_The input_.
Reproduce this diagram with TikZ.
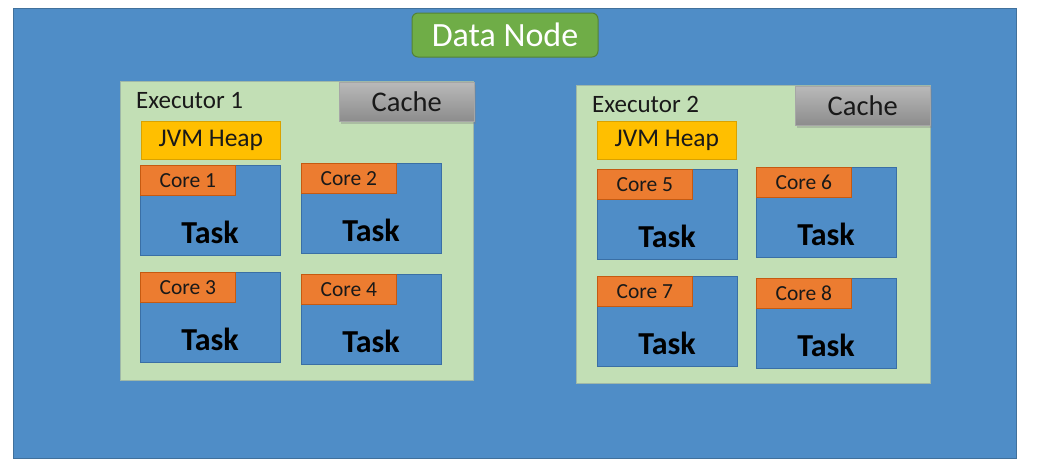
\documentclass[tikz,border=0pt]{standalone}
\usepackage{fontspec}
\setmainfont{Carlito}
\usetikzlibrary{shadows}
\definecolor{nodeblue}{HTML}{4F8DC7}
\definecolor{nodeline}{HTML}{41719C}
\definecolor{execgreen}{HTML}{C2DFB5}
\definecolor{execline}{HTML}{9FB8A8}
\definecolor{dngreen}{HTML}{6FAD47}
\definecolor{dnline}{HTML}{548235}
\definecolor{coreorange}{HTML}{EC7C30}
\definecolor{coreline}{HTML}{C55A11}
\definecolor{heapyellow}{HTML}{FFBF00}
\definecolor{heapline}{HTML}{D9A200}
\definecolor{taskline}{HTML}{3A6FA5}

\begin{document}
\begin{tikzpicture}
[x=1pt, y=-1pt,
 datanode/.style={draw=dnline, fill=dngreen, line width=1pt, rounded corners=6pt,
   minimum width=186pt, minimum height=44pt, text=white, font=\fontsize{34}{34}\selectfont},
 execbox/.style={draw=execline, fill=execgreen, line width=0.8pt, anchor=north west, inner sep=0pt},
 execlabel/.style={anchor=base west, inner sep=0pt, text=black!90, font=\fontsize{25}{25}\selectfont},
 cachebox/.style={anchor=north west, minimum width=135pt, minimum height=39pt, inner sep=0pt,
   top color=gray!55, bottom color=gray!90, draw=gray!70, line width=0.5pt,
   drop shadow={shadow xshift=2pt, shadow yshift=-3pt, opacity=0.35},
   text=black!90, font=\fontsize{28.5}{28.5}\selectfont},
 heapbox/.style={draw=heapline, fill=heapyellow, line width=0.8pt, anchor=north west,
   minimum width=139pt, minimum height=38pt, inner sep=0pt, text=black!90,
   font=\fontsize{25.5}{25.5}\selectfont},
 taskbox/.style={draw=taskline, fill=nodeblue, line width=0.8pt, anchor=north west,
   minimum width=140pt, minimum height=90pt, inner sep=0pt},
 corebox/.style={draw=coreline, fill=coreorange, line width=0.8pt, anchor=north west,
   minimum width=95pt, minimum height=30pt, inner sep=0pt, text=black!90,
   font=\fontsize{21.5}{21.5}\selectfont},
 tasklabel/.style={anchor=base, inner sep=0pt, font=\fontsize{32}{32}\selectfont\bfseries}]
\useasboundingbox (0,0) rectangle (1038,475);
\node [draw=nodeline, fill=nodeblue, line width=1pt, anchor=north west, inner sep=0pt,
  minimum width=1003pt, minimum height=450pt] (datanode) at (13,8) {};
\node [datanode] (dnlabel) at (505,35) {Data Node};

% executors
\node [execbox, minimum width=353pt, minimum height=299pt] (exec1) at (120,81) {};
\node [execbox, minimum width=354pt, minimum height=298pt] (exec2) at (576,85) {};
\node [execlabel] (exlabel1) at (136,108) {Executor 1};
\node [execlabel] (exlabel2) at (592,112) {Executor 2};
\node [cachebox] (cache1) at (339,82) {Cache};
\node [cachebox] (cache2) at (795,86) {Cache};
\node [heapbox] (heap1) at (141,121) {JVM Heap};
\node [heapbox] (heap2) at (597,121) {JVM Heap};

% cores and tasks
\foreach \i/\x/\y in {1/140/165, 2/301/163, 3/140/272, 4/301/274,
                      5/597/169, 6/756/167, 7/597/276, 8/756/278}{
	\node [taskbox] (task\i) at (\x,\y) {};
	\node [corebox] (core\i) at (\x,\y) {Core \i};
	\node [tasklabel] (tlabel\i) at (\x+70,\y+78) {Task};
}
\end{tikzpicture}
\end{document}
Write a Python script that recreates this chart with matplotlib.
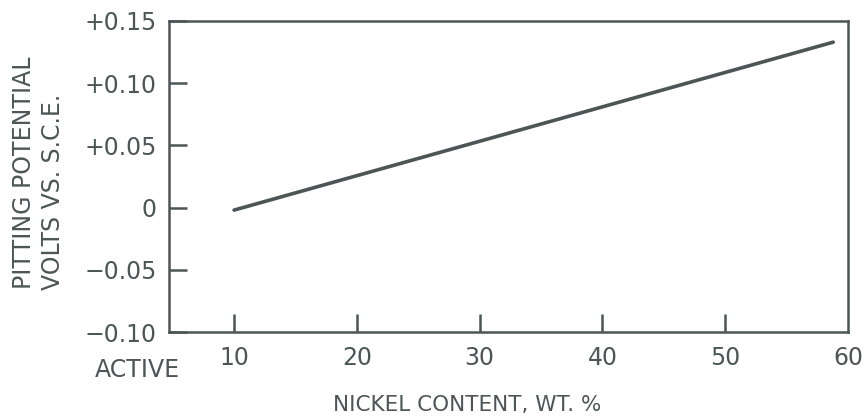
import numpy as np
import matplotlib.pyplot as plt

# pitting potential vs nickel content
nickel_pct = [10, 58.8]
potential_v = [-0.002, 0.133]

x_ticks = [10, 20, 30, 40, 50, 60]
y_ticks = [-0.10, -0.05, 0, 0.05, 0.10, 0.15]
y_tick_labels = ["\u22120.10", "\u22120.05", "0", "+0.05", "+0.10", "+0.15"]

INK = "#4d5557"

plt.rcParams["font.family"] = ["DejaVu Sans"]

fig = plt.figure(figsize=(8.66, 4.19), dpi=100)
ax = fig.add_axes([169 / 866, 1 - 332 / 419, (848 - 169) / 866, (332 - 21) / 419])

ax.plot(nickel_pct, potential_v, color=INK, linewidth=2.6, solid_capstyle="round")

ax.set_xlim(4.7, 60)
ax.set_ylim(-0.10, 0.15)

ax.set_xticks(x_ticks)
ax.set_yticks(y_ticks)
ax.set_yticklabels(y_tick_labels)

for side in ax.spines.values():
    side.set_color(INK)
    side.set_linewidth(1.8)

ax.tick_params(axis="both", direction="in", length=13, width=1.8, color=INK,
               labelcolor=INK, labelsize=17)
ax.tick_params(axis="y", pad=9)
ax.tick_params(axis="x", pad=10)
# the 60 label sits on the right spine, no tick mark there
ax.xaxis.get_major_ticks()[-1].tick1line.set_visible(False)

fig.text(137 / 866, 1 - 370 / 419, "ACTIVE", ha="center", va="center",
         color=INK, fontsize=17)
fig.text(467 / 866, 1 - 405 / 419, "NICKEL CONTENT, WT. %", ha="center",
         va="center", color=INK, fontsize=15.5)
fig.text(24 / 866, 1 - 173 / 419, "PITTING POTENTIAL", rotation=90,
         ha="center", va="center", color=INK, fontsize=17)
fig.text(53 / 866, 1 - 192 / 419, "VOLTS VS. S.C.E.", rotation=90,
         ha="center", va="center", color=INK, fontsize=17)

fig.savefig("out.png", dpi=100)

_Brief_. Make an exact copy of the lines from the top of the material through the line with "[datanode] (dnlabel) at", pictures excluded.

_Task answer_.
Reproduce this diagram with TikZ.
\documentclass[tikz,border=0pt]{standalone}
\usepackage{fontspec}
\setmainfont{Carlito}
\usetikzlibrary{shadows}
\definecolor{nodeblue}{HTML}{4F8DC7}
\definecolor{nodeline}{HTML}{41719C}
\definecolor{execgreen}{HTML}{C2DFB5}
\definecolor{execline}{HTML}{9FB8A8}
\definecolor{dngreen}{HTML}{6FAD47}
\definecolor{dnline}{HTML}{548235}
\definecolor{coreorange}{HTML}{EC7C30}
\definecolor{coreline}{HTML}{C55A11}
\definecolor{heapyellow}{HTML}{FFBF00}
\definecolor{heapline}{HTML}{D9A200}
\definecolor{taskline}{HTML}{3A6FA5}

\begin{document}
\begin{tikzpicture}
[x=1pt, y=-1pt,
 datanode/.style={draw=dnline, fill=dngreen, line width=1pt, rounded corners=6pt,
   minimum width=186pt, minimum height=44pt, text=white, font=\fontsize{34}{34}\selectfont},
 execbox/.style={draw=execline, fill=execgreen, line width=0.8pt, anchor=north west, inner sep=0pt},
 execlabel/.style={anchor=base west, inner sep=0pt, text=black!90, font=\fontsize{25}{25}\selectfont},
 cachebox/.style={anchor=north west, minimum width=135pt, minimum height=39pt, inner sep=0pt,
   top color=gray!55, bottom color=gray!90, draw=gray!70, line width=0.5pt,
   drop shadow={shadow xshift=2pt, shadow yshift=-3pt, opacity=0.35},
   text=black!90, font=\fontsize{28.5}{28.5}\selectfont},
 heapbox/.style={draw=heapline, fill=heapyellow, line width=0.8pt, anchor=north west,
   minimum width=139pt, minimum height=38pt, inner sep=0pt, text=black!90,
   font=\fontsize{25.5}{25.5}\selectfont},
 taskbox/.style={draw=taskline, fill=nodeblue, line width=0.8pt, anchor=north west,
   minimum width=140pt, minimum height=90pt, inner sep=0pt},
 corebox/.style={draw=coreline, fill=coreorange, line width=0.8pt, anchor=north west,
   minimum width=95pt, minimum height=30pt, inner sep=0pt, text=black!90,
   font=\fontsize{21.5}{21.5}\selectfont},
 tasklabel/.style={anchor=base, inner sep=0pt, font=\fontsize{32}{32}\selectfont\bfseries}]
\useasboundingbox (0,0) rectangle (1038,475);
\node [draw=nodeline, fill=nodeblue, line width=1pt, anchor=north west, inner sep=0pt,
  minimum width=1003pt, minimum height=450pt] (datanode) at (13,8) {};
\node [datanode] (dnlabel) at (505,35) {Data Node};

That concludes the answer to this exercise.